Two major complications waylaid my writing progress in the past six months. The first involved a reprint of The World of Warcraft Diary and its crowdfunding campaign. My new distribution partner, Nolan Nasser of Source Point Press, is handling the production, but it still took a chunk of time.
The reprint campaign involved four new promotional articles and a rewrite of the book and supplemental booklet. I removed freshman writing mistakes like excessive passive voice, typos, and style inconsistencies. The content hasn’t changed. If you bought the first edition, you’re not missing one whit of difference. Writing The Book of Dungeons has ranked up my grammar and composition skills, and I couldn’t bear not giving it another polish pass. Of course, this involved two more rounds of editing, so we’re not talking a small amount of effort.

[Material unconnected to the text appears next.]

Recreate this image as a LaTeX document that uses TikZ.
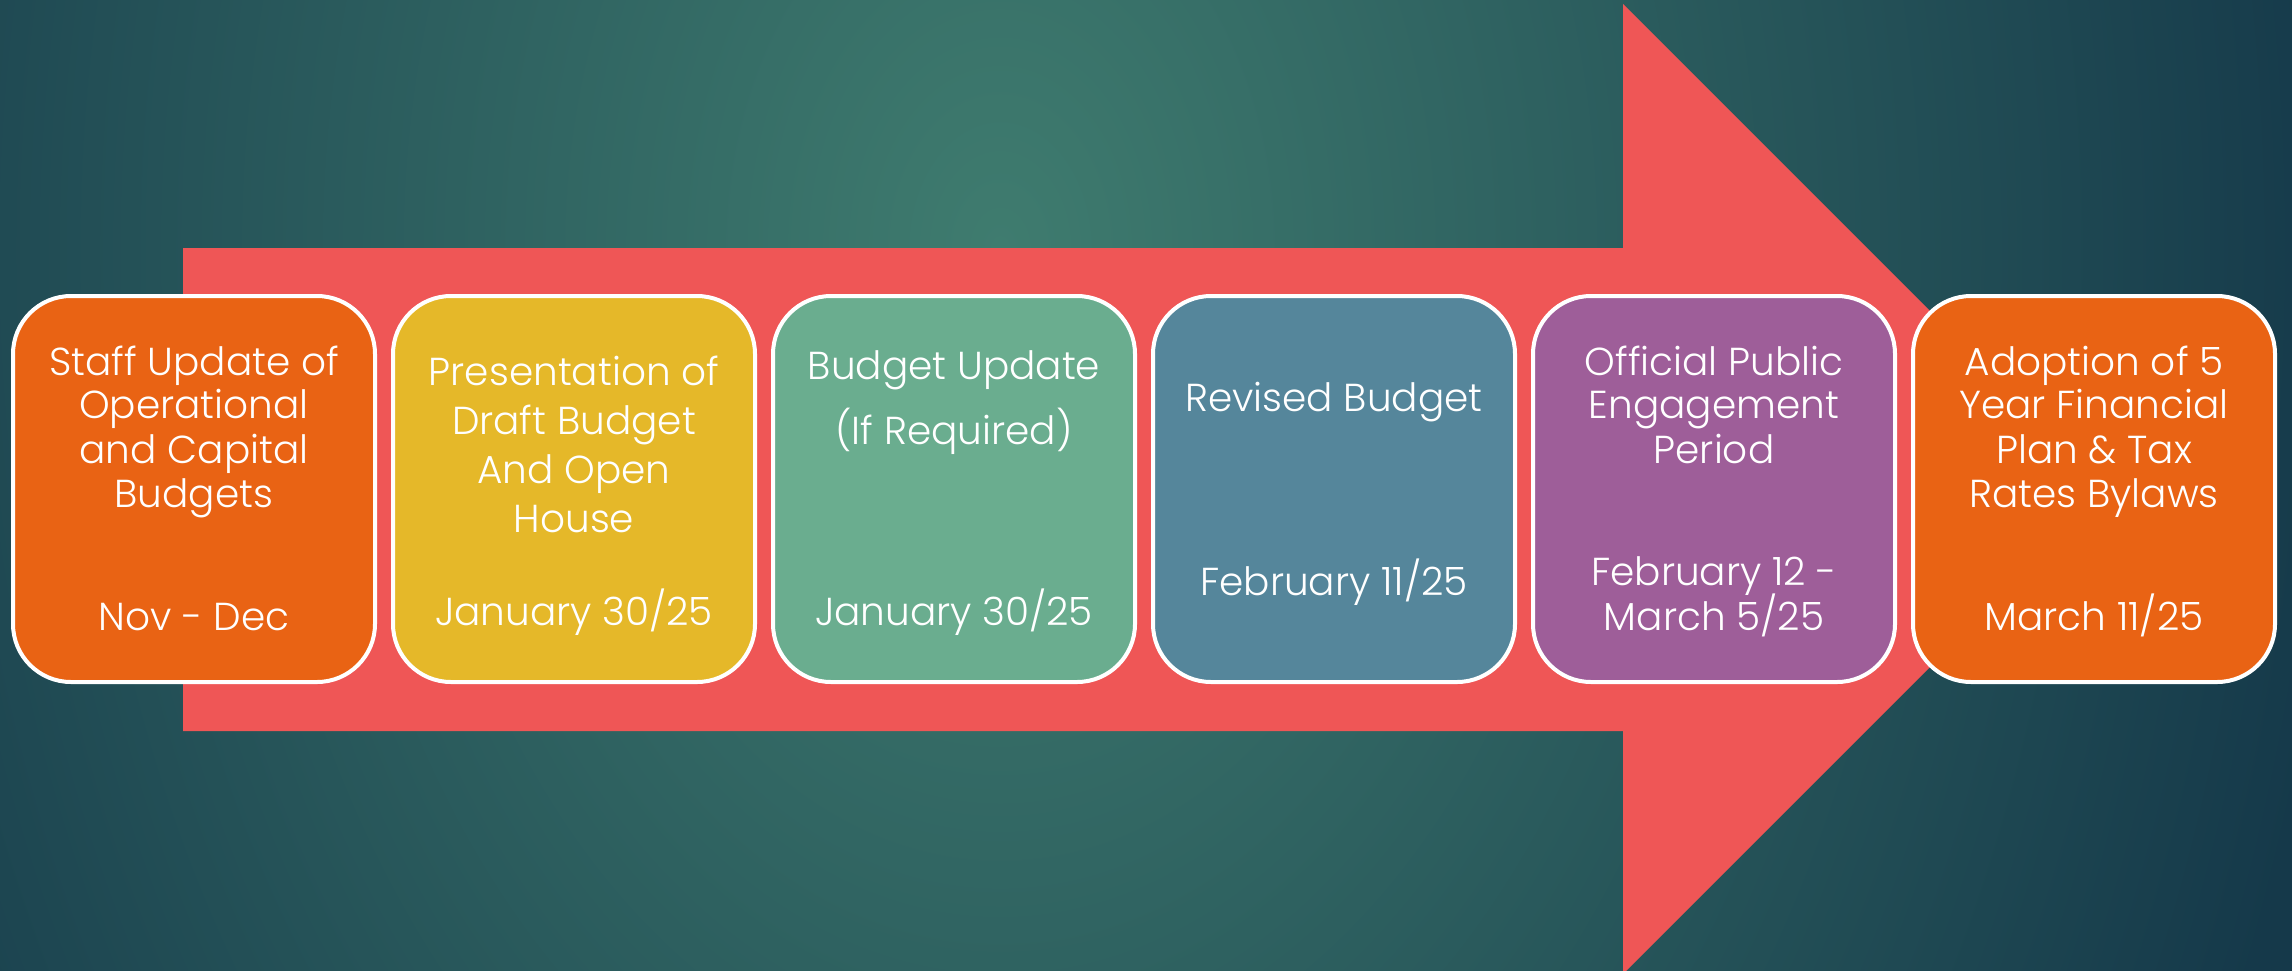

The second diversion came from my cat, Kiki. She was a rescued stray, who never acclimated to humans, so I had a difficult time getting her to play. Kiki disengaged after realizing I controlled the laser pointer and that the fuzzy thing at the end of the wand wasn’t alive. She was an outdoor cat. But cats who don’t play accrue extra energy, and neither meds nor rehabilitation soothed her aggression. After unprovoked attacks and stalking behavior, the animal shelter and I placed her on a farm. Her family named her Waffles. Today, she is pounding the pellets out of the regional mice and sleeping in a brand new barn. I miss her terribly, but I’m glad she’s happy.
My hard drive’s death cost me weeks of work reinstalling software, fonts, and reconfiguring my new PC. I lost a little data, but we play the hands providence deals.
I’m traveling to Indianapolis in August for Gen Con, where I’ll hopefully pick up juicy writing and publishing tips. After a week at the con, I’ll return home and adopt my new agents of chaos.
My board game is shaping into a streamlined two-hour dungeon crawl. I’m so happy with it that my next step requires diving back into ZBrush and Blender, making art for 114 cards and three dozen minis. That’s no small leap!
I’m halfway through my sixth book and having terrific results with “discovery writing.” There’s nothing so rewarding as writing your way out of a corner, and nothing so disappointing when it doesn’t work. At 2,000 words a day, it’ll only take a couple months to write the first draft.
After book six, I’ll go straight into seven—which is already outlined, so I’m not expecting problems. When the series is done, I’ll kick off a Patreon page for The Book of Dungeons web novels. I’m excited to hear what my beta readers will think and looking forward to supporting my backers with regular articles about the writing process. I hope to launch my board game’s Kickstarter by the time the series ends.